Google Agrees to Delete Browsing History in Incognito Mode Lawsuit Settlement - 2 minutes read
Google will delete browsing data the company compiled on Chrome users who thought their data wasn’t being collected while using Incognito mode, according to a new report from the Wall Street Journal Monday. The move is part of a settlement with consumers who first sued in 2020 after it was revealed that using Incognito mode didn’t stop Google from collecting enormous amounts of data on a given user’s browsing history.
The settlement details for the class action lawsuit were filed in federal court on Monday and will see Google destroy “billions of data points” from incognito browsing and force the company to “update disclosures about what it collects in private browsing,” according to the Wall Street Journal. The settlement will also allow users to disable third-party cookies in the Incognito setting.

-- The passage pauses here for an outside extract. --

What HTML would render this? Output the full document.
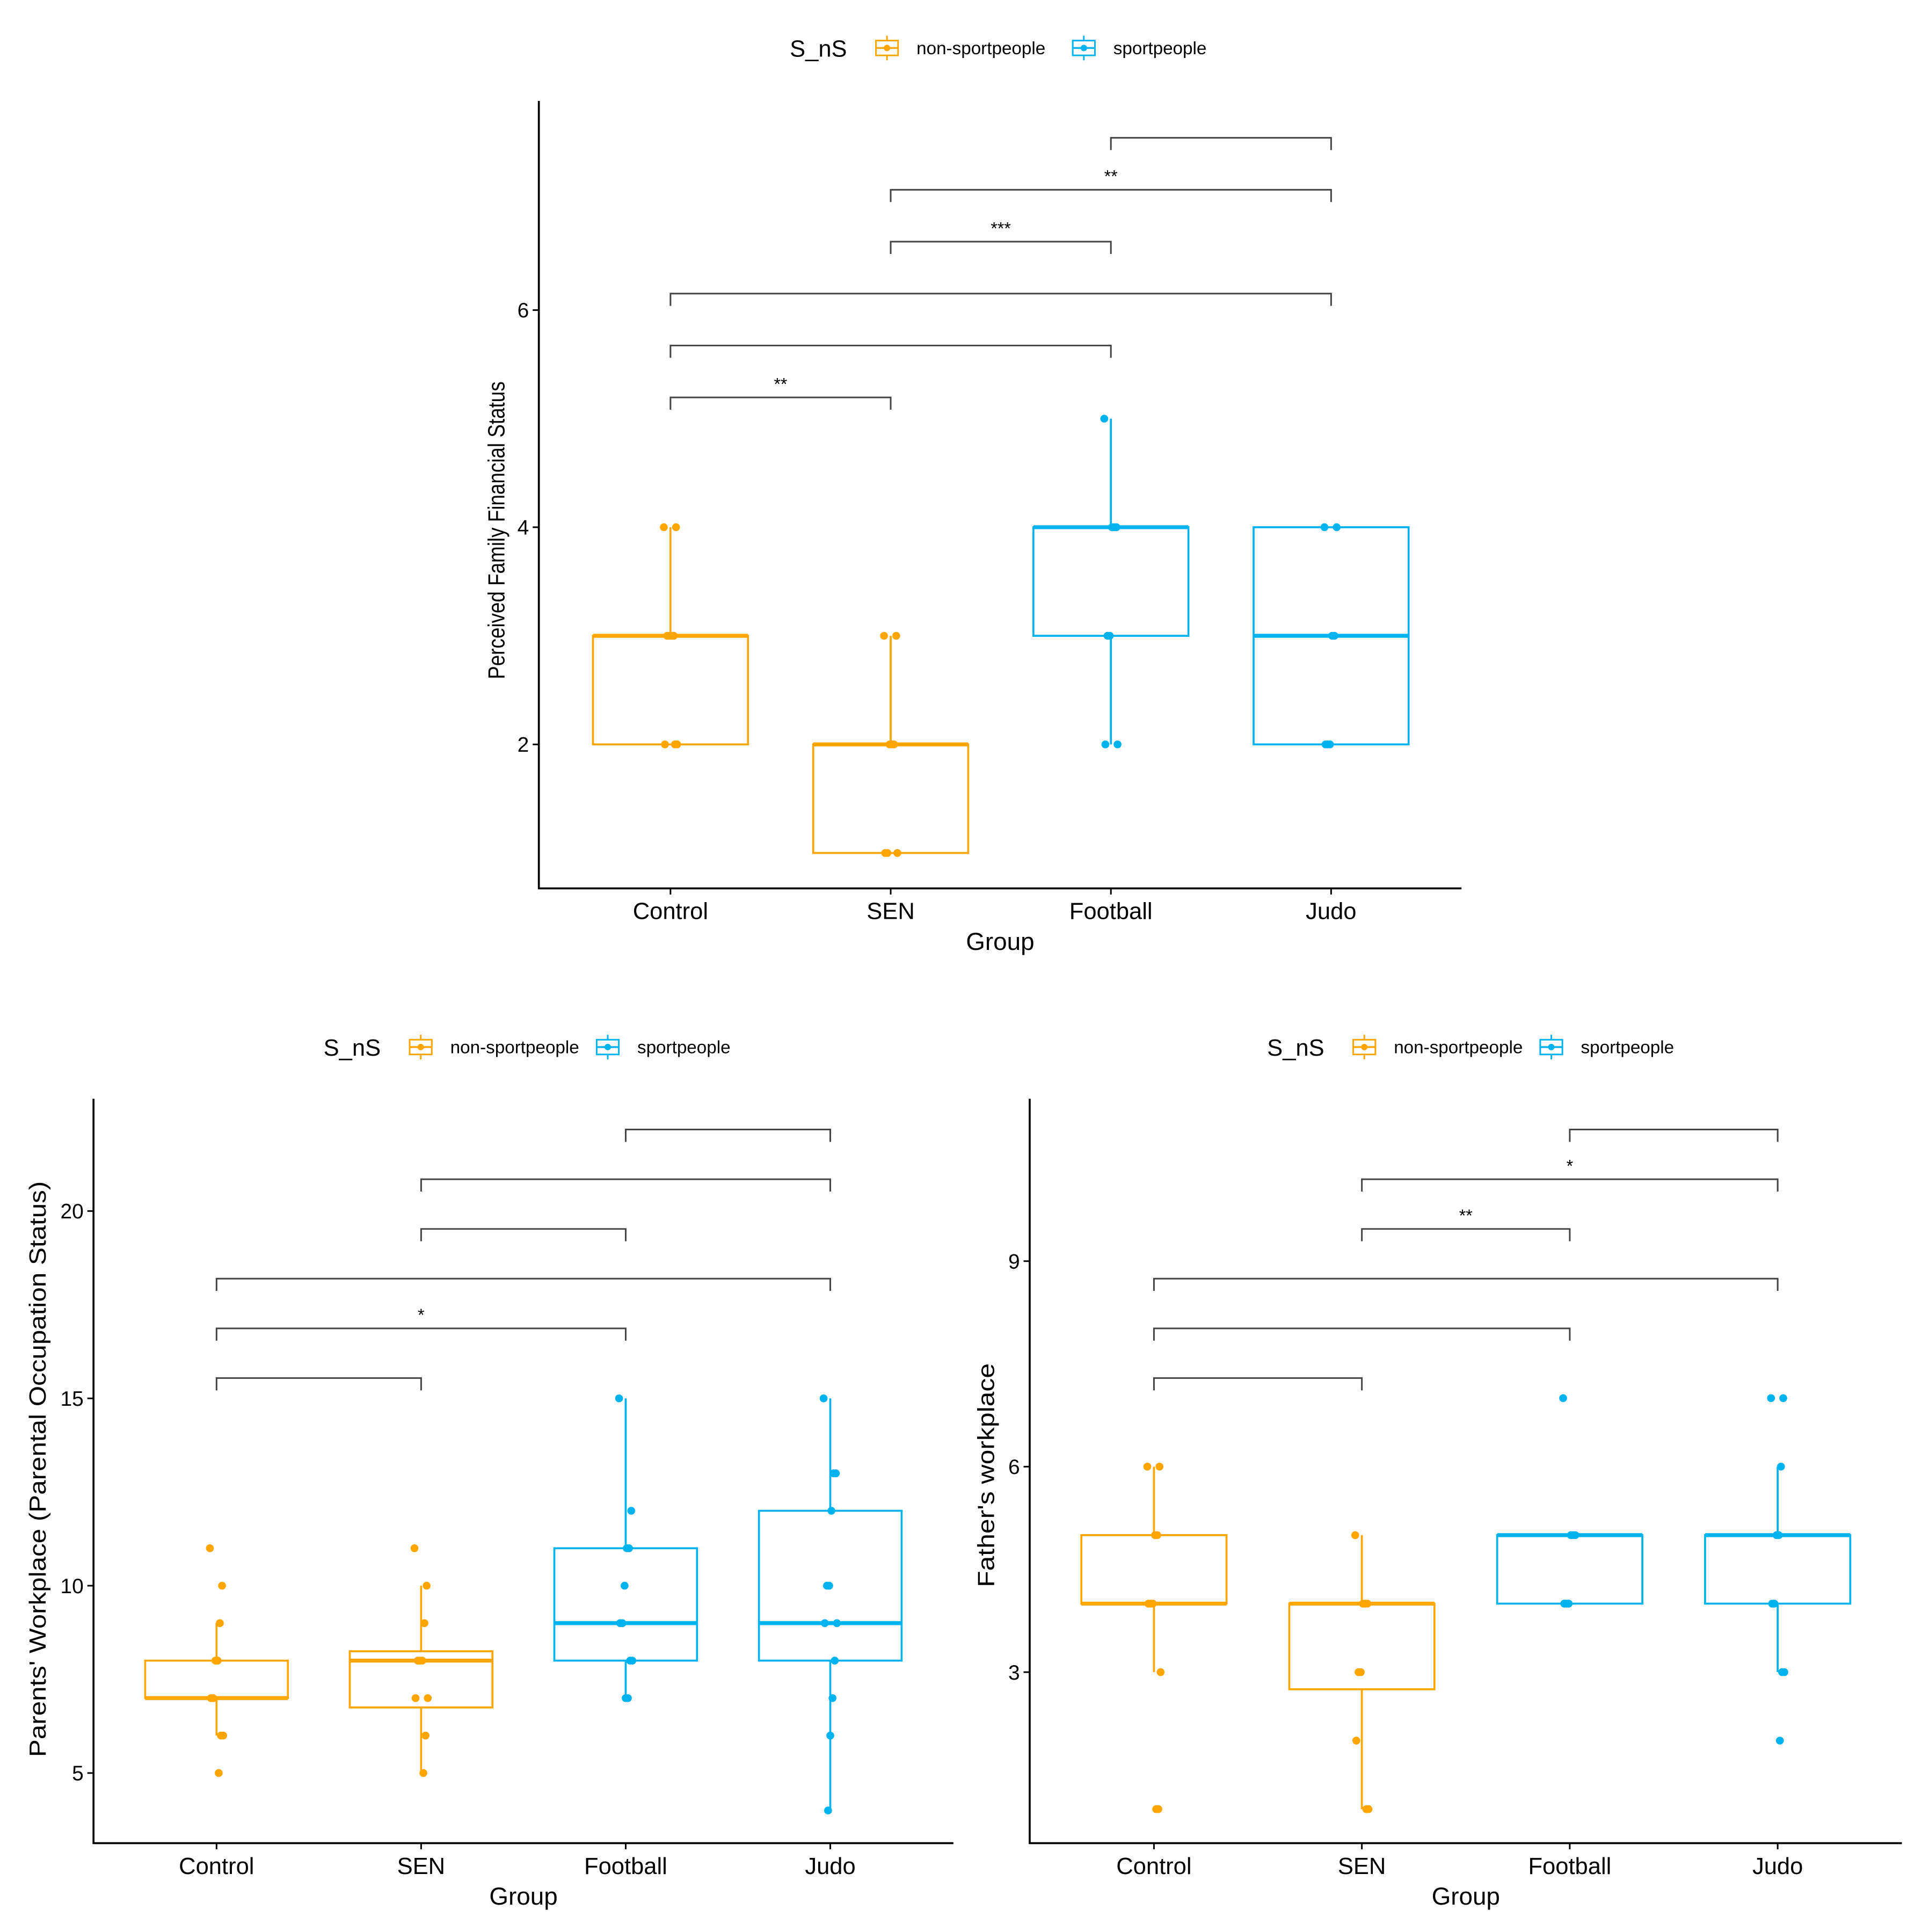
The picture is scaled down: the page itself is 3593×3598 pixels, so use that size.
<!DOCTYPE html>
<html><head><meta charset="utf-8">
<style>
html,body{margin:0;padding:0;background:#fff;}
svg{display:block;}
text{font-family:"Liberation Sans",sans-serif;fill:#000;}
</style></head>
<body>
<svg id="chart" width="3593" height="3598" viewBox="0 0 1568 1570.2" xmlns="http://www.w3.org/2000/svg"></svg>
<script>
// ---------- data ----------
const categories = ["Control","SEN","Football","Judo"];
const groupType = ["non","non","sport","sport"];

// Panel A: Perceived Family Financial Status
const aTicks = [2,4,6];
const aQ1 = [2,1,3,2];
const aMed = [3,2,4,3];
const aQ3 = [3,2,4,4];
const aLo = [2,1,2,2];
const aHi = [4,3,5,4];
const aPts = [[4,4,3,3,3,3,2,2,2],[3,3,2,2,2,1,1,1],[5,4,4,4,3,3,2,2],[4,4,3,3,2,2,2]];
const aBrackets = [[0,1,"**"],[0,2,""],[0,3,""],[1,2,"***"],[1,3,"**"],[2,3,""]];

// Panel B: Parents' Workplace
const bTicks = [5,10,15,20];
const bQ1 = [7,6.75,8,8];
const bMed = [7,8,9,9];
const bQ3 = [8,8.25,11,12];
const bLo = [6,5,7,4];
const bHi = [9,10,15,15];
const bPts = [[11,10,9,8,8,7,7,6,6,5],[11,10,9,8,8,8,7,7,6,5],[15,12,11,11,10,9,9,8,8,7,7],[15,13,13,12,10,10,9,9,8,7,6,4]];
const bBrackets = [[0,1,""],[0,2,"*"],[0,3,""],[1,2,""],[1,3,""],[2,3,""]];

// Panel C: Father's workplace
const cTicks = [3,6,9];
const cQ1 = [4,2.75,4,4];
const cMed = [4,4,5,5];
const cQ3 = [5,4,5,5];
const cLo = [3,1,4,3];
const cHi = [6,5,5,6];
const cPts = [[6,6,5,5,4,4,4,3,1,1],[5,4,4,4,3,3,2,1,1],[7,5,5,5,4,4,4],[7,7,6,5,5,4,4,3,3,2]];
const cBrackets = [[0,1,""],[0,2,""],[0,3,""],[1,2,"**"],[1,3,"*"],[2,3,""]];

const COL = {non:"#FFA500", sport:"#00B2EE"};
const NS = "http://www.w3.org/2000/svg";
const svg = document.getElementById("chart");
function el(tag, attrs, parent){
  const e = document.createElementNS(NS, tag);
  for (const k in attrs) e.setAttribute(k, attrs[k]);
  (parent||svg).appendChild(e);
  return e;
}

function panel(cfg){
  const g = el("g", {});
  
  
  const y = v => cfg.y0 - (v - cfg.v0) * cfg.k;
  const x = i => cfg.cx0 + i * cfg.dx;
  // legend
  const lg = el("g", {}, g);
  
  
  const lt = el("text", {x:cfg.leg, y:cfg.legY+7, "font-size":19}, lg);
  lt.textContent = "S_nS";
  
  
  const entries = [["non","non-sportpeople",cfg.leg+68],["sport","sportpeople",cfg.leg+68+cfg.legGap]];
  entries.forEach(en=>{
    const eg = el("g", {}, lg);
    
    
    const c = COL[en[0]], kx = en[2];
    el("line",{x1:kx+11,x2:kx+11,y1:cfg.legY-10,y2:cfg.legY+10,stroke:c,"stroke-width":1.3},eg);
    el("rect",{x:kx+2,y:cfg.legY-6,width:18,height:12,fill:"#fff",stroke:c,"stroke-width":1.3},eg);
    el("line",{x1:kx+2,x2:kx+20,y1:cfg.legY,y2:cfg.legY,stroke:c,"stroke-width":1.5},eg);
    el("circle",{cx:kx+11,cy:cfg.legY,r:2.6,fill:c},eg);
    const t = el("text",{x:kx+35,y:cfg.legY+5,"font-size":14.5},eg);
    t.textContent = en[1];
  });
  // axes
  const ax = el("path",{d:`M${cfg.xl} ${cfg.top} V${cfg.y1} H${cfg.xr}`,fill:"none",stroke:"#000","stroke-width":1.6},g);
  
  
  cfg.ticks.forEach(v=>{
    el("line",{x1:cfg.xl-5,x2:cfg.xl,y1:y(v),y2:y(v),stroke:"#000","stroke-width":1.3},g);
    const t = el("text",{x:cfg.xl-8,y:y(v)+6,"font-size":17,"text-anchor":"end",fill:"#333"},g);
    t.textContent = v;
    
    
  });
  categories.forEach((c,i)=>{
    el("line",{x1:x(i),x2:x(i),y1:cfg.y1,y2:cfg.y1+5,stroke:"#000","stroke-width":1.3},g);
    const t = el("text",{x:x(i),y:cfg.y1+25,"font-size":19,"text-anchor":"middle",fill:"#222"},g);
    t.textContent = c;
    
    
  });
  const xt = el("text",{x:(cfg.xl+cfg.xr)/2,y:cfg.y1+50,"font-size":20,"text-anchor":"middle"},g);
  xt.textContent = "Group";
  
  
  const yt = el("text",{x:0,y:0,"font-size":cfg.ytFont,"text-anchor":"middle",transform:`translate(${cfg.ytX},${cfg.ytY}) rotate(-90)`,textLength:cfg.ytLen,lengthAdjust:"spacingAndGlyphs"},g);
  yt.textContent = cfg.ytitle;
  
  
  // boxes
  categories.forEach((c,i)=>{
    const col = COL[groupType[i]];
    const bg = el("g",{},g);
    
    
    const hw = cfg.bw/2;
    if (cfg.hi[i] > cfg.q3[i]) el("line",{x1:x(i),x2:x(i),y1:y(cfg.q3[i]),y2:y(cfg.hi[i]),stroke:col,"stroke-width":1.6},bg);
    if (cfg.lo[i] < cfg.q1[i]) el("line",{x1:x(i),x2:x(i),y1:y(cfg.q1[i]),y2:y(cfg.lo[i]),stroke:col,"stroke-width":1.6},bg);
    el("rect",{x:x(i)-hw,y:y(cfg.q3[i]),width:cfg.bw,height:Math.max(0.1,y(cfg.q1[i])-y(cfg.q3[i])),fill:"none",stroke:col,"stroke-width":1.6},bg);
    el("line",{x1:x(i)-hw,x2:x(i)+hw,y1:y(cfg.med[i]),y2:y(cfg.med[i]),stroke:col,"stroke-width":3.2},bg);
    cfg.pts[i].forEach((v,j)=>{
      const jit = ((j*37)%13 - 6) * 0.9;
      const p = el("circle",{cx:x(i)+jit,cy:y(v),r:3.2,fill:col},bg);
      
      
    });
  });
  // brackets
  cfg.brackets.forEach((b,k)=>{
    const by = cfg.bTop + (cfg.brackets.length-1-k)*cfg.bStep;
    const bgp = el("g",{},g);
    
    
    el("path",{d:`M${x(b[0])} ${by+10} V${by} H${x(b[1])} V${by+10}`,fill:"none",stroke:"#444","stroke-width":1.3},bgp);
    if (b[2]) {
      const t = el("text",{x:(x(b[0])+x(b[1]))/2,y:by-6,"font-size":14,"text-anchor":"middle"},bgp);
      t.textContent = b[2];
    }
  });
}

panel({name:"panel-financial-status",ticks:aTicks,q1:aQ1,med:aMed,q3:aQ3,lo:aLo,hi:aHi,pts:aPts,brackets:aBrackets,
  v0:2,y0:605,k:88.25,cx0:545,dx:179,bw:126,xl:438,xr:1188,top:82,y1:722,
  bTop:112,bStep:42.2,leg:642,legY:39,legGap:160,
  ytitle:"Perceived Family Financial Status",ytX:410,ytY:431,ytLen:242,ytFont:19});
panel({name:"panel-parents-workplace",ticks:bTicks,q1:bQ1,med:bMed,q3:bQ3,lo:bLo,hi:bHi,pts:bPts,brackets:bBrackets,
  v0:5,y0:1441,k:30.45,cx0:176,dx:166.3,bw:116,xl:76,xr:775,top:893,y1:1498,
  bTop:918,bStep:40.4,leg:263,legY:851,legGap:152,
  ytitle:"Parents' Workplace (Parental Occupation Status)",ytX:37,ytY:1194,ytLen:468,ytFont:19});
panel({name:"panel-fathers-workplace",ticks:cTicks,q1:cQ1,med:cMed,q3:cQ3,lo:cLo,hi:cHi,pts:cPts,brackets:cBrackets,
  v0:3,y0:1359,k:55.67,cx0:938,dx:169,bw:118,xl:837,xr:1546,top:893,y1:1498,
  bTop:918,bStep:40.4,leg:1030,legY:851,legGap:152,
  ytitle:"Father's workplace",ytX:808,ytY:1199,ytLen:182,ytFont:19});
</script>
</body></html>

Google reached a preliminary settlement in December 2023 that averted a trial, but the settlement still needs to be approved by a judge. Monday’s settlement doesn’t include any payments to individual users, but people may still be able to make individual financial claims in the future.
From the Wall Street Journal:
The court granted class certification for injunctive relief sought in the lawsuit but didn’t approve a class of plaintiffs for financial damages. This means users affected would need to file lawsuits individually against Google. On Thursday, a lawsuit on behalf of 50 individuals was filed alleging privacy violations in California state court.As the Journal notes, internal communications by Google executives suggest the company knew consumer perception about just how “private” incognito browsing was didn’t quite match the reality.
“We are limited in how strongly we can market Incognito because it’s not truly private, thus requiring really fuzzy, hedging language that is almost more damaging,” Google’s chief marketing officer Lorraine Twohill wrote in a 2019 email unearthed during the litigation.
For its part, Google is hailing the settlement terms as a victory, noting it won’t need to pay out the billions initially sought.